Мы остановились в «Хаятте». Увидимся в Чикаго.
Всего наилучшего,
Эрик Гринберг
В голове Элис холодным светом замигала тусклая лампочка. Так вот о каком загадочном Эрике шла речь в ее памятке в прошлом месяце. Та запись не имела никакого отношения к Эрику Уэллману – она должна была напомнить, чтобы Элис переслала эти слайды Эрику Гринбергу, ее бывшему коллеге по Гарварду, а сейчас профессору психологии в Принстонском университете. Элис и Дэн сложили вместе три слайда, описывающие эксперимент, который Дэн поспешил провести вместе с постдоком Эрика Майклом. Предполагалось, что слайды будут сопровождать доклад Майкла по психономике. Элис поторопилась, прежде чем ее что-то отвлечет, отослать слайды по электронной почте, сопроводив их искренними извинениями перед Эриком. К счастью, у него еще было время. Обошлось без жертв.
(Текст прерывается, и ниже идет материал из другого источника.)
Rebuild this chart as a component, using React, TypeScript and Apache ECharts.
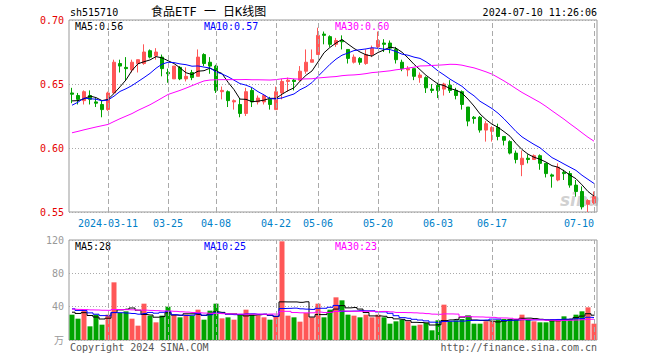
import React, { useEffect, useRef } from "react";
import * as echarts from "echarts";

const dates = [
  "2024-03-01","2024-03-04","2024-03-05","2024-03-06","2024-03-07","2024-03-08","2024-03-11","2024-03-12","2024-03-13","2024-03-14",
  "2024-03-15","2024-03-18","2024-03-19","2024-03-20","2024-03-21","2024-03-22","2024-03-25","2024-03-26","2024-03-27","2024-03-28",
  "2024-03-29","2024-04-01","2024-04-02","2024-04-03","2024-04-08","2024-04-09","2024-04-10","2024-04-11","2024-04-12","2024-04-15",
  "2024-04-16","2024-04-17","2024-04-18","2024-04-19","2024-04-22","2024-04-23","2024-04-24","2024-04-25","2024-04-26","2024-04-29",
  "2024-04-30","2024-05-06","2024-05-07","2024-05-08","2024-05-09","2024-05-10","2024-05-13","2024-05-14","2024-05-15","2024-05-16",
  "2024-05-17","2024-05-20","2024-05-21","2024-05-22","2024-05-23","2024-05-24","2024-05-27","2024-05-28","2024-05-29","2024-05-30",
  "2024-05-31","2024-06-03","2024-06-04","2024-06-05","2024-06-06","2024-06-07","2024-06-11","2024-06-12","2024-06-13","2024-06-14",
  "2024-06-17","2024-06-18","2024-06-19","2024-06-20","2024-06-21","2024-06-24","2024-06-25","2024-06-26","2024-06-27","2024-06-28",
  "2024-07-01","2024-07-02","2024-07-03","2024-07-04","2024-07-05","2024-07-08","2024-07-09","2024-07-10"
];

const opens = [
  0.643,0.641,0.637,0.641,0.636,0.634,0.630,0.643,0.666,0.663,
  0.661,0.666,0.666,0.676,0.672,0.671,0.659,0.654,0.663,0.654,
  0.659,0.656,0.673,0.667,0.664,0.644,0.644,0.636,0.634,0.627,
  0.645,0.636,0.636,0.638,0.630,0.643,0.652,0.653,0.653,0.660,
  0.667,0.673,0.689,0.687,0.681,0.684,0.677,0.667,0.670,0.666,
  0.673,0.679,0.682,0.682,0.677,0.667,0.661,0.662,0.655,0.655,
  0.646,0.649,0.646,0.649,0.645,0.644,0.632,0.624,0.624,0.614,
  0.613,0.616,0.609,0.605,0.596,0.587,0.592,0.591,0.594,0.588,
  0.579,0.575,0.581,0.580,0.571,0.566,0.556,0.557
];
const closes = [
  0.642,0.638,0.644,0.638,0.635,0.630,0.643,0.667,0.664,0.662,
  0.667,0.669,0.675,0.671,0.675,0.662,0.658,0.664,0.654,0.656,
  0.655,0.671,0.666,0.664,0.645,0.645,0.637,0.637,0.627,0.644,
  0.636,0.639,0.641,0.634,0.644,0.652,0.653,0.652,0.660,0.667,
  0.669,0.688,0.688,0.681,0.684,0.683,0.670,0.671,0.667,0.673,
  0.678,0.684,0.681,0.678,0.669,0.662,0.662,0.656,0.657,0.647,
  0.645,0.645,0.650,0.645,0.641,0.634,0.621,0.623,0.614,0.619,
  0.616,0.609,0.606,0.596,0.591,0.592,0.591,0.594,0.588,0.580,
  0.578,0.585,0.580,0.571,0.566,0.554,0.559,0.562
];
const lows = [
  0.635,0.634,0.634,0.634,0.632,0.624,0.629,0.643,0.659,0.653,
  0.659,0.659,0.665,0.670,0.669,0.656,0.651,0.654,0.653,0.652,
  0.653,0.656,0.664,0.658,0.643,0.638,0.632,0.630,0.624,0.625,
  0.632,0.634,0.634,0.630,0.630,0.638,0.644,0.645,0.652,0.658,
  0.667,0.673,0.681,0.679,0.679,0.677,0.666,0.666,0.665,0.665,
  0.671,0.678,0.675,0.674,0.666,0.660,0.656,0.653,0.651,0.643,
  0.643,0.639,0.641,0.643,0.638,0.630,0.617,0.619,0.612,0.605,
  0.605,0.606,0.602,0.595,0.588,0.578,0.588,0.591,0.583,0.577,
  0.569,0.574,0.575,0.569,0.562,0.552,0.550,0.556
];
const highs = [
  0.647,0.643,0.645,0.645,0.639,0.637,0.644,0.669,0.669,0.671,
  0.669,0.669,0.681,0.677,0.678,0.673,0.662,0.664,0.664,0.663,
  0.661,0.677,0.674,0.671,0.665,0.648,0.645,0.638,0.639,0.647,
  0.647,0.641,0.642,0.640,0.648,0.654,0.655,0.654,0.664,0.677,
  0.677,0.694,0.691,0.688,0.686,0.688,0.677,0.673,0.671,0.677,
  0.680,0.691,0.685,0.684,0.679,0.669,0.664,0.662,0.659,0.656,
  0.650,0.651,0.651,0.653,0.647,0.645,0.632,0.625,0.625,0.621,
  0.617,0.619,0.609,0.606,0.598,0.598,0.595,0.595,0.595,0.588,
  0.580,0.588,0.583,0.582,0.575,0.570,0.560,0.566
];
const volumes = [
  30.4,25.6,35.2,16.4,30.4,18.4,30.4,69.2,32.4,34.4,
  25.6,17.2,43.6,29.2,21.2,29.2,40,30.4,27.2,30.4,
  29.2,36.4,24.4,35.2,43.6,26,27.2,24.4,30.4,36.4,
  30.4,29.6,27.2,24.4,29.2,118.4,29.2,27.2,22,32.4,
  27.2,43.6,27.2,36.4,51.2,47.6,30.4,29.2,27.2,30.4,
  27.2,30.4,27.2,19.6,22.4,24.4,22.4,17.2,18.4,20.4,
  11.6,23.6,42.4,22.4,23.6,25.2,29.2,19.6,19.6,22.4,
  22.4,24.4,25.2,25.2,25.2,30.4,25.2,22.4,21.2,21.2,
  25.2,25.2,28.4,25.2,30.4,34.4,39.2,19.6
];
// sessions before 2024-03-01 (off-screen), only feeding the moving averages
const priorCloses = [
  0.605,0.608,0.605,0.602,0.600,0.613,0.598,0.598,0.602,0.607,
  0.594,0.609,0.605,0.597,0.581,0.577,0.616,0.606,0.602,0.598,
  0.614,0.612,0.643,0.639,0.642,0.637,0.637,0.627,0.641
];
const priorVolumes = [
  34.6,41.2,28.4,33.4,27.4,33.4,39.2,35.4,37.4,31.6,
  29.2,43.6,38.2,30.2,38.2,43,42.4,42.2,42.4,44.2,
  45.4,36.4,44.2,46.6,35,33.2,30.4,33.4,39.4
];
const labelIdx = [6, 16, 24, 34, 41, 51, 61, 70, 87];
const priceMaLegend = ["0.56", "0.57", "0.60"];
const volMaLegend = ["28", "25", "23"];
const maPeriods = [5, 10, 30];
const maColors = ["#000000", "#0000ff", "#ff00ff"];
const stockCode = "sh515710";
const titleText = "食品ETF 一 日K线图";
const stampText = "2024-07-10 11:26:06";

const RED = "#ff5757";
const GREEN = "#00a400";
const MONO = "'DejaVu Sans Mono', 'Noto Sans CJK SC', monospace";

function movingAvg(series: number[], prior: number[], n: number): number[] {
  const all = prior.concat(series);
  return series.map((_, i) => {
    const end = prior.length + i;
    let s = 0;
    for (let k = end - n + 1; k <= end; k++) s += all[k];
    return +(s / n).toFixed(4);
  });
}

export default function App() {
  const ref = useRef<HTMLDivElement>(null);
  useEffect(() => {
    document.body.style.margin = "0";
    const chart = echarts.init(ref.current!, null, { renderer: "svg" });
    const candle = dates.map((_, i) => [opens[i], closes[i], lows[i], highs[i]]);
    const up = dates.map((_, i) => closes[i] >= opens[i]);
    const priceMA = maPeriods.map((p) => movingAvg(closes, priorCloses, p));
    const volMA = maPeriods.map((p) => movingAvg(volumes, priorVolumes, p));
    const gridLineData = labelIdx.map((i) => ({ xAxis: dates[i] }));
    const vLine = {
      symbol: "none",
      silent: true,
      label: { show: false },
      lineStyle: { color: "#aaaaaa", type: [5, 3], width: 1 },
      data: gridLineData,
    };
    const txt = (text: string, x: number, y: number, fill: string, align = "left", size = 10) => ({
      type: "text",
      x,
      y,
      silent: true,
      style: { text, fill, align, verticalAlign: "middle", font: `${size}px ${MONO}` },
    });
    const legendX = [75, 204, 335];

    chart.setOption({
      animation: false,
      grid: [
        { left: 69, top: 20, width: 528, height: 192, show: true, borderColor: "#999", borderWidth: 1 },
        { left: 69, top: 240, width: 528, height: 100, show: true, borderColor: "#999", borderWidth: 1 },
      ],
      xAxis: [
        {
          type: "category",
          gridIndex: 0,
          data: dates,
          boundaryGap: true,
          axisLine: { show: false },
          axisTick: { show: false },
          splitLine: { show: false },
          axisLabel: {
            interval: (index: number) => labelIdx.includes(index),
            formatter: (v: string, index: number) => (index === labelIdx[0] ? v : v.slice(5)),
            color: "#0080c8",
            fontFamily: MONO,
            fontSize: 10,
            margin: 6,
            alignMaxLabel: "right",
            hideOverlap: false,
          },
        },
        {
          type: "category",
          gridIndex: 1,
          data: dates,
          boundaryGap: true,
          axisLine: { show: false },
          axisTick: { show: false },
          splitLine: { show: false },
          axisLabel: { show: false },
        },
      ],
      yAxis: [
        {
          type: "value",
          gridIndex: 0,
          min: 0.55,
          max: 0.7,
          interval: 0.05,
          axisLine: { show: false },
          axisTick: { show: false },
          axisLabel: {
            formatter: (v: number) => v.toFixed(2),
            color: "#e60000",
            fontFamily: MONO,
            fontSize: 10,
            margin: 5,
          },
          splitLine: { show: true, lineStyle: { color: "#aaaaaa", type: [1, 2] } },
        },
        {
          type: "value",
          gridIndex: 1,
          min: 0,
          max: 120,
          interval: 40,
          axisLine: { show: false },
          axisTick: { show: false },
          axisLabel: {
            formatter: (v: number) => (v === 0 ? "万" : String(v)),
            color: "#999999",
            fontFamily: MONO,
            fontSize: 10,
            margin: 5,
          },
          splitLine: { show: true, lineStyle: { color: "#aaaaaa", type: [1, 2] } },
        },
      ],
      series: [
        {
          type: "line",
          xAxisIndex: 0,
          yAxisIndex: 0,
          data: dates.map(() => "-"),
          showSymbol: false,
          z: 1,
          markLine: vLine,
        },
        {
          type: "line",
          xAxisIndex: 1,
          yAxisIndex: 1,
          data: dates.map(() => "-"),
          showSymbol: false,
          z: 1,
          markLine: vLine,
        },
        {
          type: "candlestick",
          xAxisIndex: 0,
          yAxisIndex: 0,
          data: candle,
          barWidth: 4,
          z: 3,
          itemStyle: { color: RED, color0: GREEN, borderColor: RED, borderColor0: GREEN, borderWidth: 1 },
        },
        ...priceMA.map((d, k) => ({
          type: "line",
          xAxisIndex: 0,
          yAxisIndex: 0,
          data: d,
          showSymbol: false,
          silent: true,
          z: 4,
          lineStyle: { color: maColors[k], width: 1 },
        })),
        {
          type: "bar",
          xAxisIndex: 1,
          yAxisIndex: 1,
          barWidth: 5,
          z: 3,
          data: volumes.map((v, i) => ({ value: v, itemStyle: { color: up[i] ? RED : GREEN } })),
        },
        ...volMA.map((d, k) => ({
          type: "line",
          xAxisIndex: 1,
          yAxisIndex: 1,
          data: d,
          step: "middle",
          showSymbol: false,
          silent: true,
          z: 4,
          lineStyle: { color: maColors[k], width: 1 },
        })),
      ],
      graphic: [
        txt(stockCode, 70, 12, "#000"),
        txt(titleText, 151, 12, "#000", "left", 12),
        txt(stampText, 597, 12, "#000", "right"),
        ...maPeriods.map((p, k) => txt(`MA${p}:${priceMaLegend[k]}`, legendX[k], 26, maColors[k])),
        ...maPeriods.map((p, k) => txt(`MA${p}:${volMaLegend[k]}`, legendX[k], 246, maColors[k])),
        txt("Copyright 2024 SINA.COM", 70, 347, "#555"),
        txt("http://finance.sina.com.cn", 597, 347, "#555", "right"),
        {
          type: "text",
          x: 560,
          y: 200,
          silent: true,
          z: 0,
          style: {
            text: "sina",
            fill: "rgba(150,150,150,0.45)",
            verticalAlign: "middle",
            font: "italic bold 17px 'DejaVu Sans'",
          },
        },
      ],
    });
    return () => chart.dispose();
  }, []);
  return <div ref={ref} style={{ position: "absolute", left: 0, top: 0, width: 660, height: 360 }} />;
}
Как и многое в Гарварде, аудитория, в которой Элис читала курс по когнитивизму, была больше, чем требовалось. Количество синих мягких стульев на трибунах на несколько сотен превосходило число записавшихся на лекции студентов. В конце аудитории стоял впечатляющий сверхсовременный аудиовидеоцентр, а в начале висел проекционный экран – не меньше, чем в кинотеатре. Пока три помощника подсоединяли провода к компьютеру Элис, а студенты не торопясь заполняли аудиторию, она открыла лэптоп и выбрала папку «Курс лингвистики».
В ней было шесть файлов: «Овладение», «Синтаксис», «Семантика», «Аудирование», «Моделирование» и «Патологии». Элис еще раз перечитала названия файлов. Она не могла вспомнить, на какую тему должна прочесть лекцию. Только что она целый час тщательно готовилась дать материал по одной из этих тем, но не могла вспомнить, по какой именно. Синтаксис? Все темы были ей хорошо знакомы, и ни одна не выделялась среди других.
После визита к доктору Мойер каждый раз, когда что-то выпадало из памяти Элис, дурные предчувствия усиливались. Это было не сравнить с тем, когда она забывала, где зарядка от органайзера или очки Джона. Это было ненормально. Измученным голосом параноика она говорила себе, что у нее, вероятно, опухоль мозга. Еще она убеждала сама себя не сходить с ума и не тревожить Джона, пока доктор Мойер не выскажет свое профессиональное мнение, а это, к несчастью, могло случиться только на следующей неделе, после конференции по психономике.
Полная решимости пережить следующий час, Элис глубоко вдохнула. Пусть она и не помнит тему сегодняшней лекции, зато она не забыла, кто ее студенты.
– Не мог бы кто-нибудь из вас подсказать мне, что у нас по программе на сегодня? – спросила она.